Choreographed Soft Morphologies: exploring new ways of ideating soft architecture through material elasticity
This research aims to contribute to the current field of architectural design by offering evidence of how a collaborative and embodied approach to soft architecture can inform a new physical-digital design process. Current design technologies (e.g. sensors, 3D scanners, procedural modelling software), together with the use of the body as a source for designing a space, offer new methods and tools for designing architecture (Hirschberg, Sayegh, Frühwirth and Zedlacher 2006). However, the potential for experiencing and digitally capturing a soft and elastic material interaction through the body as a dynamic system capable of informing soft architectural design has not yet been widely explored. By using the felt experience as a tool for design, we allow the material to express its qualities when activated by the body, revealing its form instead of it being imposed from outside (DeLanda 2015). Taking an embodied approach used in interaction design and fashion design (Loke and Robertson 2011; Wilde, Vallgårda, and Tomico 2017), this research proposes a hybrid method to explore a textile-body ontology as an entity that has the potential to design a space, along with the use of motion capture technology in an effort to re-connect the experiential (the body) with the architecture (the space).
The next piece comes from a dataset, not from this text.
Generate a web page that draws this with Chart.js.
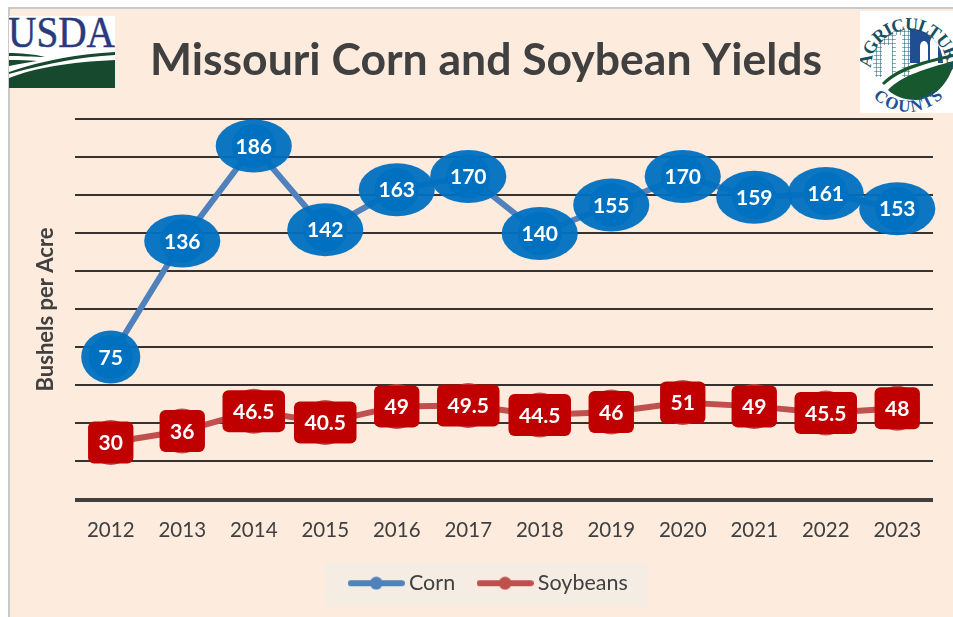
<!DOCTYPE html>
<html>
<head>
    <title>Missouri Corn and Soybean Yields</title>
    <script src="https://cdn.jsdelivr.net/npm/chart.js"></script>
    <style>
        html, body { margin: 0; padding: 0; background: #fff; overflow: hidden; width: 953px; height: 617px; }
        #panel { position: absolute; left: 8px; top: 7px; width: 945px; height: 610px; background: #fdebdd;
                 border-left: 2px solid #c9c9c9; border-top: 2px solid #c9c9c9; overflow: hidden; box-sizing: border-box; }
        #myChart { position: absolute; left: -1px; top: 0; }
        svg { position: absolute; display: block; }
    </style>
</head>
<body>
    <div id="panel"><canvas id="myChart" width="954" height="608"></canvas></div>

    <!-- USDA logo -->
    <svg style="left:9px;top:16px" width="106" height="72" viewBox="0 0 106 72">
        <rect width="106" height="72" fill="#fff"/>
        <text x="-1" y="31" font-family="Liberation Serif" font-size="45" fill="#2a3a7c" stroke="#2a3a7c" stroke-width="0.5" textLength="107" lengthAdjust="spacingAndGlyphs">USDA</text>
        <path d="M0 62 C25 52 60 46 106 44 L106 72 L0 72 Z" fill="#17492f"/>
        <path d="M0 56 C35 44 70 38 106 36 L106 39 C70 41 40 47 0 58 Z" fill="#17492f"/>
        <path d="M0 37 C10 37 25 38 36 41 C25 41 10 40 0 40 Z" fill="#17492f"/>
        <path d="M0 44 C10 44 20 44 28 45 C18 47 8 48 0 50 Z" fill="#17492f"/>
    </svg>

    <!-- Agriculture Counts logo -->
    <svg style="left:860px;top:11px" width="93" height="102" viewBox="0 0 93 102">
        <defs>
            <pattern id="mesh" width="4" height="4" patternUnits="userSpaceOnUse">
                <path d="M0 0H4M0 0V4" stroke="#1b5f78" stroke-width="1.1" fill="none"/>
            </pattern>
            <clipPath id="disc"><circle cx="48" cy="52" r="35"/></clipPath>
            <path id="arcTop" d="M11 57 A37 37 0 0 1 87 57"/>
            <path id="arcBottom" d="M8 80 A49 49 0 0 0 88 80"/>
        </defs>
        <rect width="93" height="102" fill="#fff"/>
        <g clip-path="url(#disc)">
            <rect x="12" y="14" width="38" height="52" fill="url(#mesh)"/>
            <rect x="22" y="34" width="10" height="40" fill="#fff"/>
            <rect x="36" y="24" width="6" height="48" fill="#fff"/>
            <rect x="50" y="14" width="38" height="38" fill="#1f4f92"/>
            <path d="M60 56 V36 C60 28 68 28 68 36 V56 Z" fill="#fff"/>
            <path d="M70 56 V32 C70 24 78 24 78 32 V56 Z" fill="#fff"/>
        </g>
        <path d="M22 72 C40 54 65 50 93 43 L93 46 C65 53 42 58 24 74 Z" fill="#17582f"/>
        <path d="M28 79 C42 64 66 58 93 50 L93 56 C86 76 72 88 56 89 C44 89 34 85 28 79 Z" fill="#17582f"/>
        <text font-family="Liberation Serif" font-size="18" font-weight="bold" fill="#17505f">
            <textPath href="#arcTop" textLength="124">AGRICULTURE</textPath>
        </text>
        <text font-family="Liberation Serif" font-size="17" font-weight="bold" fill="#1f4f92">
            <textPath href="#arcBottom" startOffset="8" textLength="78">COUNTS</textPath>
        </text>
    </svg>

    <script>
        const years = ['2012', '2013', '2014', '2015', '2016', '2017', '2018', '2019', '2020', '2021', '2022', '2023'];
        const corn = [75, 136, 186, 142, 163, 170, 140, 155, 170, 159, 161, 153];
        const soybeans = [30, 36, 46.5, 40.5, 49, 49.5, 44.5, 46, 51, 49, 45.5, 48];

        const FONT = 'Lato, Carlito, sans-serif';
        const GREY = '#404040';

        // line + dot swatch for the legend
        function swatch(color) {
            const c = document.createElement('canvas');
            c.width = 57; c.height = 14;
            const g = c.getContext('2d');
            g.strokeStyle = color; g.fillStyle = color;
            g.lineWidth = 6; g.lineCap = 'round';
            g.beginPath(); g.moveTo(3, 7); g.lineTo(54, 7); g.stroke();
            g.beginPath(); g.arc(28.5, 7, 6.5, 0, Math.PI * 2); g.fill();
            return c;
        }

        function roundRect(g, x, y, w, h, r) {
            g.beginPath();
            g.roundRect(x, y, w, h, r);
            g.fill();
        }

        // bubble labels on each point, plus the pale legend panel
        const yieldLabels = {
            id: 'yieldLabels',
            beforeDraw(chart) {
                const g = chart.ctx;
                const lg = chart.legend;
                const hit = lg.legendHitBoxes;
                const l = hit[0].left - 24, r = hit[hit.length - 1].left + hit[hit.length - 1].width + 25;
                const mid = hit[0].top + hit[0].height / 2 + 1;
                g.save();
                g.fillStyle = '#f5ece4';
                g.fillRect(l, mid - 22, r - l, 44);
                g.restore();
                // legend sits a little right of centre in the original
                if (!lg._nudged) { lg.left += 5; lg.right += 5; lg._nudged = true; }
            },
            afterDatasetsDraw(chart) {
                const g = chart.ctx;
                g.save();
                g.font = 'bold 21px ' + FONT;
                g.textAlign = 'center';
                g.textBaseline = 'middle';
                chart.getDatasetMeta(0).data.forEach((pt, i) => {
                    const txt = String(corn[i]);
                    const w = g.measureText(txt).width;
                    g.fillStyle = 'rgba(0,112,192,0.95)';
                    g.beginPath();
                    g.ellipse(pt.x, pt.y, w * 0.7 + 12.5, 26.5, 0, 0, Math.PI * 2);
                    g.fill();
                    g.fillStyle = '#fff';
                    g.fillText(txt, pt.x, pt.y + 1);
                });
                chart.getDatasetMeta(1).data.forEach((pt, i) => {
                    const txt = String(soybeans[i]);
                    const w = g.measureText(txt).width + 21;
                    g.fillStyle = '#c00000';
                    roundRect(g, pt.x - w / 2, pt.y - 21, w, 42, 6);
                    g.fillStyle = '#fff';
                    g.fillText(txt, pt.x, pt.y + 1);
                });
                g.restore();
            }
        };

        new Chart(document.getElementById('myChart'), {
            type: 'line',
            data: {
                labels: years,
                datasets: [{
                    label: 'Corn',
                    data: corn,
                    borderColor: '#4f81bd',
                    borderWidth: 6,
                    pointRadius: 22,
                    pointHoverRadius: 22,
                    pointBackgroundColor: '#0070c0',
                    pointBorderWidth: 0,
                    tension: 0
                }, {
                    label: 'Soybeans',
                    data: soybeans,
                    borderColor: '#c0504d',
                    borderWidth: 6,
                    pointRadius: 22.5,
                    pointHoverRadius: 22.5,
                    pointBackgroundColor: '#c0504d',
                    pointBorderWidth: 0,
                    tension: 0
                }]
            },
            options: {
                responsive: false,
                animation: false,
                layout: { padding: { left: 30, right: 30, top: 0, bottom: 13 } },
                scales: {
                    x: {
                        offset: true,
                        grid: { display: false },
                        border: { display: false },
                        ticks: { color: GREY, font: { family: FONT, size: 20.5 }, padding: 11, maxRotation: 0 },
                        afterFit(s) { s.height = 45; }
                    },
                    y: {
                        min: 0,
                        max: 200,
                        border: { display: false },
                        grid: {
                            drawTicks: false,
                            color: ctx => ctx.tick.value === 0 ? '#404040' : '#37322f',
                            lineWidth: ctx => ctx.tick.value === 0 ? 4 : 2
                        },
                        ticks: { display: false, stepSize: 20 },
                        title: {
                            display: true,
                            text: 'Bushels per Acre',
                            color: GREY,
                            font: { family: FONT, size: 22, weight: 'bold' },
                            padding: { top: -6, bottom: 0 }
                        },
                        afterFit(s) { s.width = 36; }
                    }
                },
                plugins: {
                    title: {
                        display: true,
                        text: 'Missouri Corn and Soybean Yields',
                        color: GREY,
                        font: { family: FONT, size: 44.5, weight: 'bold' },
                        padding: { top: 25, bottom: 32 }
                    },
                    legend: {
                        position: 'bottom',
                        labels: {
                            color: GREY,
                            font: { family: FONT, size: 21.5 },
                            usePointStyle: true,
                            pointStyleWidth: 44,
                            padding: 28,
                            generateLabels(chart) {
                                const items = Chart.defaults.plugins.legend.labels.generateLabels(chart);
                                items.forEach((it, i) => { it.pointStyle = swatch(chart.data.datasets[i].borderColor); });
                                return items;
                            }
                        }
                    },
                    tooltip: { enabled: false }
                }
            },
            plugins: [yieldLabels]
        });
    </script>
</body>
</html>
Through a custom-made interface, made of soft and hard materials, we explored the dynamic and spatial qualities of material elasticity through choreographed body movements. The interface acts as a deformable space that can be shaped by the body, producing a collection of form expressions, ranging from subtle surface modifications to more prominent deformations. Such form-giving processes were captured in real time by three Kinect sensors, offering a distinct digital raw material that can be conveniently manipulated and translated into architectural simulations, validating the method as a new way to inform soft architectural design processes.
The findings showed that: 1) the direct experience of collaboratively interacting with a soft and elastic interface allows the identification of the dynamic qualities of the material in relation to oneself and others, facilitating an immediate spatial meaning-making process; 2) exploring the design of a soft and elastic space through choreography and motion capture technology contributes to the creation of augmented relational scales across physical and digital realms, proposing a new hybrid design method; 3) the soft and elastic interface becomes a new entity when shaped by the body (textile-body ontology) giving the opportunity for a variety of formal expressions and offering a source of digital raw material for architectural design.